Washington: Senate Democrats on Wednesday largely embraced a compromise that dropped a "public option" from health care legislation, setting aside their concerns about aspects of the consensus plan in the hopes that the deal hatched by negotiators would serve as a rallying point in their push for the passage of reforms.
Industry groups representing doctors and hospitals attacked one of the alternatives in the deal, designed to take the place of a proposed government-run insurance programme, in the hours after Senate leaders announced it on Tuesday night.
They argued that a plan by liberal Democrats to allow uninsured individuals as young as 55 to buy into Medicare would be financially untenable and would jeopardise access to physician services for millions of Americans.
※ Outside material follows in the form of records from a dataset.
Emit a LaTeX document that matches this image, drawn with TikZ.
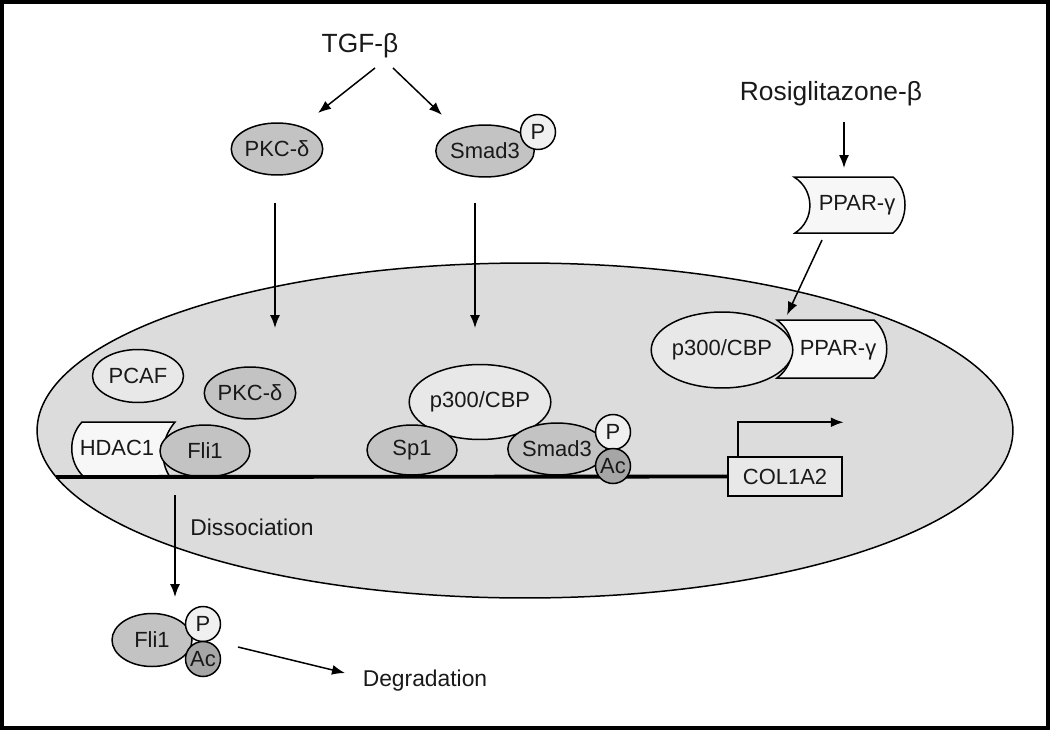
\documentclass[tikz,border=0pt]{standalone}
\usepackage{fontspec}
\setmainfont{Liberation Sans}
\usetikzlibrary{shapes,arrows,arrows.meta,calc}
\definecolor{nucleus}{HTML}{DCDCDC}
\definecolor{darkprot}{HTML}{C3C3C3}
\definecolor{lightprot}{HTML}{E8E8E8}
\definecolor{pwhite}{HTML}{F0F0F0}
\definecolor{acgray}{HTML}{A6A6A6}
\definecolor{boxwhite}{HTML}{F7F7F7}
\tikzstyle{protein} = [ellipse, draw, fill=darkprot, inner sep=0pt, minimum width=1.8cm, minimum height=1.04cm]
\tikzstyle{cofactor} = [protein, fill=lightprot, minimum width=2.8cm, minimum height=1.5cm]
\tikzstyle{phos} = [circle, draw, fill=pwhite, inner sep=0pt, minimum size=0.7cm]
\tikzstyle{acet} = [phos, fill=acgray]
\tikzstyle{gene} = [rectangle, draw, fill=lightprot, minimum width=2.28cm, minimum height=0.78cm]
\tikzstyle{signal} = [font=\fontsize{15}{18}\selectfont]
\tikzstyle{process} = [font=\fontsize{13}{16}\selectfont]
\tikzstyle{line} = [draw, -{Latex[length=2.6mm, width=2mm]}]
\tikzstyle{dna} = [draw, line width=2.2pt]

\begin{document}
\begin{tikzpicture}[x=0.02cm, y=-0.02cm, line width=0.85pt, text=black!90, font=\fontsize{12.5}{15}\selectfont]
        \useasboundingbox (0,0) rectangle (1050,730);
        \draw [line width=2pt] (1.8,1.8) rectangle (1048.2,728.2);
        % nucleus
        \draw [fill=nucleus] (525,430.5) ellipse [x radius=9.76cm, y radius=3.35cm];

        % cytoplasm
        \node [signal] (tgf) at (360,46) {TGF-β};
        \node [protein] (pkctop) at (277,149) {PKC-δ};
        \node [protein] (smadtop) at (485,151) {Smad3};
        \node [phos] (ptop) at (538,132) {P};
        \node [signal] (rosi) at (831,94) {Rosiglitazone-β};
        \draw [fill=boxwhite] (794,177) -- (893,177) .. controls (909,190) and (909,220) .. (893,233)
                -- (795,233) .. controls (815,220) and (815,190) .. (794,177) -- cycle;
        \node (ppartop) at (857,205) {PPAR-γ};

        % nucleus contents
        \node [gene] (col) at (785,476.5) {COL1A2};
        \draw [fill=boxwhite] (82,422) -- (175,422) .. controls (160,440) and (160,462) .. (170,477)
                -- (84,477) .. controls (68,462) and (68,437) .. (82,422) -- cycle;
        \node (hdac) at (117,448) {HDAC1};
        \node [protein] (flinuc) at (205,451) {Fli1};
        \node [protein, fill=lightprot, minimum width=1.82cm, minimum height=1.06cm] (pcaf) at (138,376) {PCAF};
        \node [protein, minimum width=1.82cm] (pkcnuc) at (250,393) {PKC-δ};
        \node [cofactor] (cbpnuc) at (480,402) {p300/CBP};
        \node [protein, minimum width=1.8cm, minimum height=1cm] (sp1) at (412,450) {Sp1};
        \node [protein, minimum width=1.76cm] (smadnuc) at (557,449) {Smad3};
        \coordinate (dnaleft) at (56,477);
        \path [dna] (dnaleft) -- (col.west);
        \node [phos] (pnuc) at (613,432) {P};
        \node [acet] (acnuc) at (613,466) {Ac};
        \draw [fill=boxwhite] (777,320) -- (874,320) .. controls (891,335) and (891,363) .. (874,378)
                -- (777,378) .. controls (797,363) and (797,335) .. (777,320) -- cycle;
        \node (pparnuc) at (838,350) {PPAR-γ};
        \node [cofactor, minimum height=1.52cm] (cbpright) at (722,350) {p300/CBP};
        \node [process] (dissoc) at (252,527) {Dissociation};

        % released Fli1
        \node [protein, minimum width=1.6cm, minimum height=1.06cm] (fliout) at (152,640) {Fli1};
        \node [phos] (pout) at (203,624) {P};
        \node [acet] (acout) at (203,659) {Ac};
        \node [process] (degr) at (425,681) {Degradation};

        \path [line] ($(tgf)+(15,22)$) -- ($(pkctop)+(41,-36)$);
        \path [line] ($(tgf)+(33,22)$) -- ($(smadtop)+(-43,-36)$);
        \path [line] ($(rosi)+(13,28)$) -- ($(ppartop)+(-13,-37)$);
        \path [line] ($(ppartop)+(-35,35)$) -- ($(pparnuc)+(-51,-35)$);
        \path [line] ($(pkctop)+(-2,54)$) -- ($(pkcnuc)+(25,-65)$);
        \path [line] ($(smadtop)+(-10,52)$) -- ($(cbpnuc)+(-5,-74)$);
        \path [line] ($(flinuc)+(-30,44)$) -- ($(fliout)+(23,-43)$);
        \path [line] ($(acout)+(35,-12)$) -- ($(degr)+(-80,-8)$);
        \path [line, line width=1.2pt] ($(col.north west)+(11,0)$) |- ($(col.north east)+(1,-34)$);
      \end{tikzpicture}
\end{document}
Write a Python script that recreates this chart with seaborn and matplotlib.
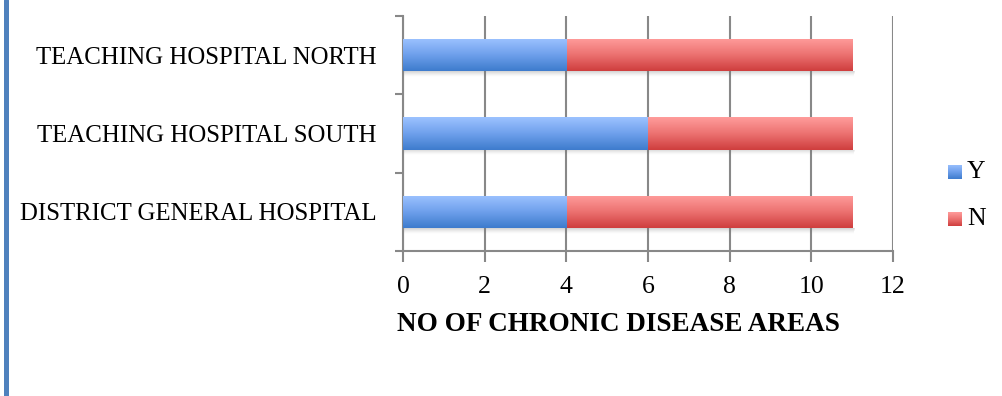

But even Democrats who were not thrilled with the buy-in programme applauded the deal's central component: replacing the public option with two national private insurance policies under the oversight of the Office of Personnel Management, the agency that administers health benefits for federal employees.
Agreement
"If there's 60 senators who can reach agreement, I'm for it," said Finance Chairman Max Baucus, a chief sponsor of the Bill, who represents the kind of rural state that industry groups said would be harmed by a Medicare buy-in.
"Sometimes you've got to do a little bit on the liberal end and a little bit on the moderate end to reach agreement. And that's what's going on."
Earlier on Wednesday, President Barack Obama gave the compromise deal a major boost, praising Senate Democrats for producing "a creative new framework" to provide coverage to uninsured Americans without relying on a public option, an idea that has long divided Democrats and threatened final passage.
"I support this effort, especially since it's aimed at increasing choice and competition and lowering cost," Obama said at a health care event near the White House, where he was joined by a handful of Senate Democrats.
"So I want to thank all of you for sticking with it, for all those late nights, all the long weekends that you guys have put in. With so much at stake, this is well worth all of our efforts."